Today, we'd like to offer you some guidance in learning to swim better
with the help of the Pose Method®. Since the Pose Method® of Swimming
is new to most of our readers, we'll start from the very beginning and assume that you're starting from ground zero. This approach can be effectively used with complete non swimmers and swimmers looking to improve their technique.
At the beginning you shouldn't think about speed or force
or anything else like that. What you should focus on is understanding how movement happens in water and then practice it. Once you master the way of moving in water efficiently, feel free to take your training to a more advanced level.
1. UNDERSTAND MOVEMENT.
Contrary to traditional approaches to teaching swimming, in Pose Swimming it is not our goal to teach you to swim like fish. We're not built like fish nor can we develop speeds or maneuverability equal to fish. But if we take a moment to understand how human body moves in a gravity controlled environment
, we will see what we need to do to swim. Once that happens, we will swim faster and better by default.
Movement is change of support.
Without change of support there is NO movement. Even in water. Call it a pull or a push, what your hands are really trying to do is find support in water no matter how fleeting that support is. Good example of this is Synchronized Swimming
. Notice the precision and freedom of movement: up or down, left or right, back or forward changing direction and speed at will.
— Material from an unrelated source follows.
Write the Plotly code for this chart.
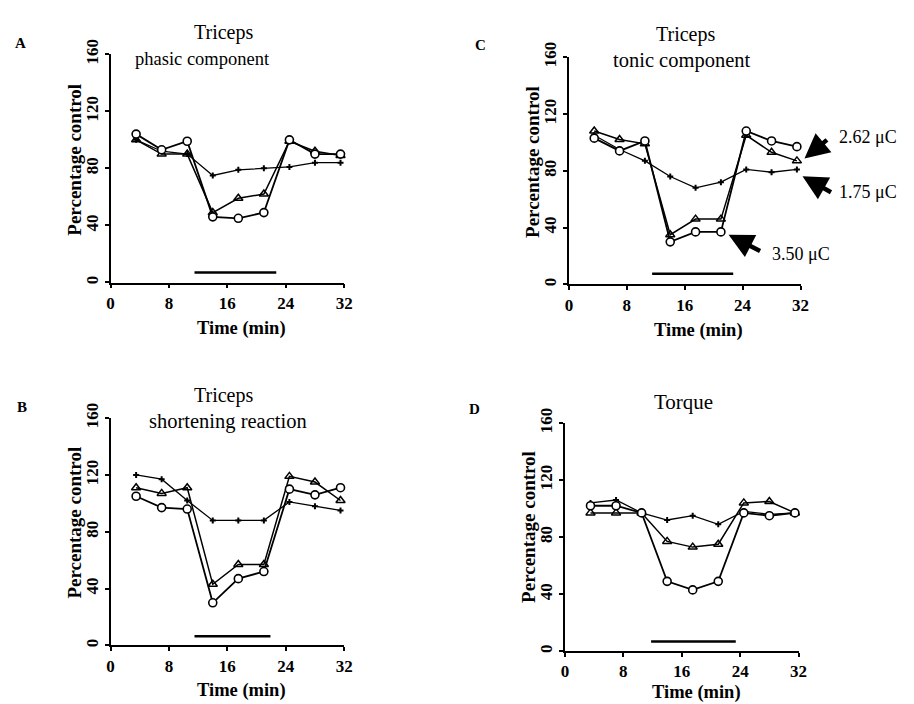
import plotly.graph_objects as go

# ---------------- data ----------------
times = [3.5, 7, 10.5, 14, 17.5, 21, 24.5, 28, 31.5]

# Panel A: Triceps phasic component
a_350 = [104, 93, 99, 46, 45, 49, 100, 90, 90]
a_262 = [100, 90, 90, 49, 59, 62, 99, 92, 89]
a_175 = [100, 92, 90, 75, 79, 80, 81, 84, 84]

# Panel B: Triceps shortening reaction
b_350 = [105, 97, 96, 30, 47, 52, 110, 106, 111]
b_262 = [111, 107, 111, 43, 57, 57, 119, 115, 102]
b_175 = [120, 117, 102, 88, 88, 88, 101, 98, 95]

# Panel C: Triceps tonic component
c_350 = [103, 94, 101, 30, 37, 37, 108, 101, 97]
c_262 = [108, 102, 99, 35, 46, 46, 105, 93, 87]
c_175 = [105, 95, 87, 76, 68, 72, 81, 79, 81]

# Panel D: Torque
d_350 = [102, 102, 97, 49, 43, 49, 97, 95, 97]
d_262 = [97, 97, 97, 77, 73, 75, 104, 105, 97]
d_175 = [104, 106, 97, 92, 95, 89, 98, 96, 97]

# stimulation bar (start, end, level) per panel
bar_a = ([11.5, 22.7], [7, 7])
bar_b = ([11.5, 21.9], [6.5, 6.5])
bar_c = ([11.5, 22.7], [7.5, 7.5])
bar_d = ([11.8, 23.4], [6.8, 6.8])

x_ticks = [0, 8, 16, 24, 32]
y_ticks = [0, 40, 80, 120, 160]

# page body has an 8px margin: figure sits at (8, 8) in the 914x704 window
OFF = 8
W, H = 914 - OFF, 704 - OFF
def px(x):
    return (x - OFF) / W
def py(y):
    return 1 - (y - OFF) / H

SERIF = "Liberation Serif"

fig = go.Figure()

panels = [
    # name, xaxis, yaxis, data, bar, x-pixel domain, y-pixel domain
    ("A", "x", "y", (a_350, a_262, a_175), bar_a, (108, 345), (40, 274)),
    ("B", "x2", "y2", (b_350, b_262, b_175), bar_b, (108, 345), (413, 646)),
    ("C", "x3", "y3", (c_350, c_262, c_175), bar_c, (573, 808), (43, 276)),
    ("D", "x4", "y4", (d_350, d_262, d_175), bar_d, (569, 806), (418, 652)),
]

for name, xa, ya, (s350, s262, s175), bar, xd, yd in panels:
    fig.add_trace(go.Scatter(x=times, y=s175, xaxis=xa, yaxis=ya, mode="lines+markers",
                             line=dict(color="black", width=1.3),
                             marker=dict(symbol="cross", size=5, color="black"),
                             cliponaxis=False, showlegend=False))
    fig.add_trace(go.Scatter(x=times, y=s262, xaxis=xa, yaxis=ya, mode="lines+markers",
                             line=dict(color="black", width=1.5),
                             marker=dict(symbol="triangle-up-open", size=8, color="black",
                                         line=dict(width=1.5)),
                             cliponaxis=False, showlegend=False))
    fig.add_trace(go.Scatter(x=times, y=s350, xaxis=xa, yaxis=ya, mode="lines+markers",
                             line=dict(color="black", width=1.8),
                             marker=dict(symbol="circle", size=8, color="white",
                                         line=dict(width=1.6, color="black")),
                             cliponaxis=False, showlegend=False))
    fig.add_trace(go.Scatter(x=bar[0], y=bar[1], xaxis=xa, yaxis=ya, mode="lines",
                             line=dict(color="black", width=2.6),
                             cliponaxis=False, showlegend=False))

axis_common = dict(showline=True, linecolor="black", linewidth=1.5, ticks="outside",
                   ticklen=4, tickwidth=1.5, tickcolor="black", showgrid=False,
                   zeroline=False, tickfont=dict(family=SERIF, size=17, color="black",
                                                 weight="bold"))

layout = dict(width=W, height=H, paper_bgcolor="white", plot_bgcolor="white",
              margin=dict(l=0, r=0, t=0, b=0), showlegend=False)

for i, (name, xa, ya, data, bar, xd, yd) in enumerate(panels):
    sfx = "" if i == 0 else str(i + 1)
    layout["xaxis" + sfx] = dict(axis_common, domain=[px(xd[0]), px(xd[1])],
                                 range=[0, 32], tickvals=x_ticks, anchor=ya,
                                 fixedrange=True)
    layout["yaxis" + sfx] = dict(axis_common, domain=[py(yd[1]), py(yd[0])],
                                 range=[0, 160], tickvals=y_ticks, tickangle=-90,
                                 anchor=xa, fixedrange=True)

fig.update_layout(**layout)

def txt(x, y, s, size=19, bold=False, angle=0):
    fig.add_annotation(x=px(x), y=py(y), xref="paper", yref="paper", text=s,
                       showarrow=False, textangle=angle,
                       font=dict(family=SERIF, size=size, color="black",
                                 weight="bold" if bold else "normal"),
                       xanchor="center", yanchor="middle")

# panel letters
txt(17, 29, "A", 15, True)
txt(18, 402, "B", 15, True)
txt(483, 31, "C", 15, True)
txt(477, 404, "D", 15, True)

# titles
txt(223, 18, "Triceps", 20)
txt(201, 45, "phasic component", 18.5)
txt(223, 390, "Triceps", 20)
txt(227, 416, "shortening reaction", 20.5)
txt(691, 20, "Triceps", 20)
txt(688, 46, "tonic component", 20.5)
txt(689, 396, "Torque", 21)

# axis titles
for (x, y) in [(71, 148), (71, 520), (536, 150), (532, 524)]:
    txt(x, y, "Percentage control", 19, True, -90)
for (x, y) in [(241, 321), (241, 692), (705, 323), (702, 694)]:
    txt(x, y, "Time (min)", 18.5, True)

# dose labels with arrows in panel C (tip pixel, tail offset, label, label pos)
arrows = [
    (812, 147, 24, -20, "2.62 μC", 845, 125),
    (810, 165, 30, 17, "1.75 μC", 845, 181),
    (735, 225, 33, 17, "3.50 μC", 777, 245),
]
for (tx, ty, axp, ayp, label, lx, ly) in arrows:
    fig.add_annotation(x=px(tx), y=py(ty), xref="paper", yref="paper", ax=axp, ay=ayp,
                       axref="pixel", ayref="pixel", text="", showarrow=True,
                       arrowhead=2, arrowsize=1.1, arrowwidth=4.5, arrowcolor="black")
    fig.add_annotation(x=px(lx), y=py(ly), xref="paper", yref="paper", text=label,
                       showarrow=False, xanchor="left", yanchor="middle",
                       font=dict(family=SERIF, size=18, color="black"))

fig.write_html("out.html")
In water, we operate with 2 types of support
When we master support - we master swimming.
- Floating Support - Whole body
- Moving Support - Hands
When you can pull yourself out of water down to your waistline while floating vertically (without touching the bottom with your feet) - you have mastered support in water. Hey, you can feel accomplished the minute you can pull yourself out down to your chest level.
2. DO DRILLS.
We know this is your favorite! You know you love it! No matter how much you might actually hate the drills, you better change your perspective and get on with the program. They are not a boring routine, (and if they are then you're not doing them right) - drills are your ticket to success. Many well performed drills at the mindful training session translate into one superior technique at the race. Do you still think drills are a nuisance? Get your book
out, find those drills and get busy. (First chapters on swimming include all needed "support" drills, floating, moving and floating-moving drills, both in water and on land.)
3. DO SHORT DISTANCE PRACTICE.
So you don't tire or hurt yourself with incorrectly performed swimming, stick to very short practice swims. After all what's the point of carrying on with technique that's not quite happening yet, you don't want that ingrained. What you want is a short swim to test it out and then drills again. One pool length is plenty at the beginning.
Take your time to learn how your body moves in water, it will help you to become a skillful and a confident swimmer.